(Source code of charts)
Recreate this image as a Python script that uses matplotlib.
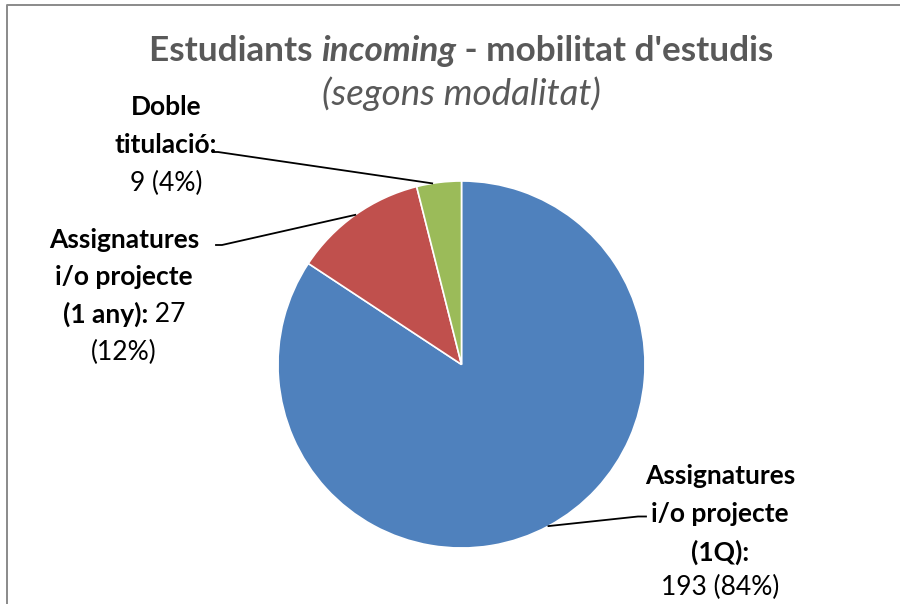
import matplotlib
matplotlib.use('Agg')
import matplotlib.pyplot as plt
import numpy as np

# data
values = [193, 27, 9]
pcts = ['84%', '12%', '4%']
colors = ['#4F81BD', '#C0504D', '#9BBB59']

plt.rcParams['font.family'] = ['Lato', 'DejaVu Sans']

H = 604


def Y(y):
    # pixel row (from top) -> data y
    return H - y


fig = plt.figure(figsize=(9, 6.04), dpi=100)
ax = fig.add_axes([0, 0, 1, 1])

# frame of the chart area (only left and top edges are in the crop)
ax.plot([6.5, 6.5, 900], [Y(604), Y(4.5), Y(4.5)],
        color='#8a8a8a', lw=1.4, clip_on=False)

cx, cy, r = 461.5, Y(364.5), 183.5
wedges, _ = ax.pie(values, colors=colors, startangle=90, counterclock=False,
                   center=(cx, cy), radius=r, frame=True,
                   wedgeprops=dict(edgecolor='white', linewidth=1.2))
ax.set_xlim(0, 900)
ax.set_ylim(0, H)
ax.set_aspect('equal')
ax.axis('off')

renderer = fig.canvas.get_renderer()


def draw_lines(xc, lines, size, color='black'):
    # lines: list of (y, [(text, weight, style), ...]) centred at xc
    for y, parts in lines:
        objs = []
        widths = []
        for txt, weight, style in parts:
            t = ax.text(0, Y(y), txt, fontsize=size, fontweight=weight, fontstyle=style,
                        color=color, va='center', ha='left')
            bb = t.get_window_extent(renderer)
            objs.append(t)
            widths.append(bb.width)
        total = sum(widths)
        x = xc - total / 2
        for t, w in zip(objs, widths):
            t.set_x(x)
            x += w


# title
draw_lines(461, [(51, [('Estudiants ', 'bold', 'normal'), ('incoming', 'bold', 'italic'),
                       (" - mobilitat d'estudis", 'bold', 'normal')])], 25.3, color='#595959')
draw_lines(461, [(94, [('(segons modalitat)', 'normal', 'italic')])], 26.5, color='#595959')

# data labels
fs = 19
draw_lines(166, [(107, [('Doble', 'bold', 'normal')]),
                 (145, [('titulació:', 'bold', 'normal')]),
                 (183, [('%d (%s)' % (values[2], pcts[2]), 'normal', 'normal')])], fs)
draw_lines(124, [(240, [('Assignatures', 'bold', 'normal')]),
                 (277, [('i/o projecte', 'bold', 'normal')]),
                 (314, [('(1 any):', 'bold', 'normal'), (' %d' % values[1], 'normal', 'normal')]),
                 (352, [('(%s)' % pcts[1], 'normal', 'normal')])], fs)
draw_lines(720, [(476, [('Assignatures', 'bold', 'normal')]),
                 (514, [('i/o projecte', 'bold', 'normal')]),
                 (552, [('(1Q):', 'bold', 'normal')]),
                 (587, [('%d (%s)' % (values[0], pcts[0]), 'normal', 'normal')])], fs)


# leader lines from wedge edge to label
def edge_point(w, frac):
    a = np.deg2rad(w.theta1 + (w.theta2 - w.theta1) * frac)
    return cx + r * np.cos(a), cy + r * np.sin(a)


px, py = edge_point(wedges[2], 0.65)
ax.plot([px, 218, 213], [py, Y(152), Y(152)], color='black', lw=1.3)
px, py = edge_point(wedges[1], 0.5)
ax.plot([px, 222, 216], [py, Y(245), Y(245)], color='black', lw=1.3)
px, py = edge_point(wedges[0], 0.5)
ax.plot([px, 638, 646], [py, Y(516.5), Y(516.5)], color='black', lw=1.3)

fig.savefig('out.png', dpi=100)
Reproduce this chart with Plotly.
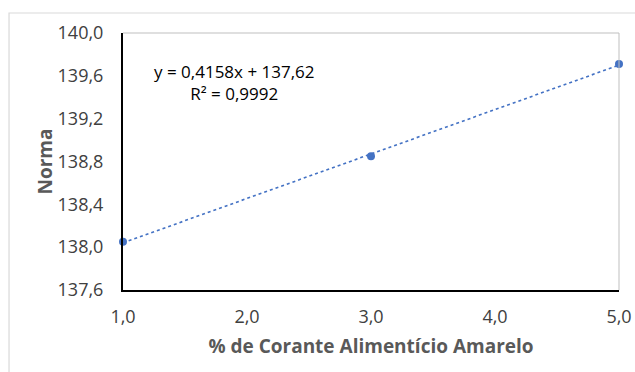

■ **Exercise prompt**:
Reproduce the records word for word, please, from their first line up to and including the line that contains "renderer = fig.canvas.get_renderer()", but no pictures.

■ **Full output**:
Recreate this image as a Python script that uses matplotlib.
import matplotlib
matplotlib.use('Agg')
import matplotlib.pyplot as plt
import numpy as np

# data
values = [193, 27, 9]
pcts = ['84%', '12%', '4%']
colors = ['#4F81BD', '#C0504D', '#9BBB59']

plt.rcParams['font.family'] = ['Lato', 'DejaVu Sans']

H = 604


def Y(y):
    # pixel row (from top) -> data y
    return H - y


fig = plt.figure(figsize=(9, 6.04), dpi=100)
ax = fig.add_axes([0, 0, 1, 1])

# frame of the chart area (only left and top edges are in the crop)
ax.plot([6.5, 6.5, 900], [Y(604), Y(4.5), Y(4.5)],
        color='#8a8a8a', lw=1.4, clip_on=False)

cx, cy, r = 461.5, Y(364.5), 183.5
wedges, _ = ax.pie(values, colors=colors, startangle=90, counterclock=False,
                   center=(cx, cy), radius=r, frame=True,
                   wedgeprops=dict(edgecolor='white', linewidth=1.2))
ax.set_xlim(0, 900)
ax.set_ylim(0, H)
ax.set_aspect('equal')
ax.axis('off')

renderer = fig.canvas.get_renderer()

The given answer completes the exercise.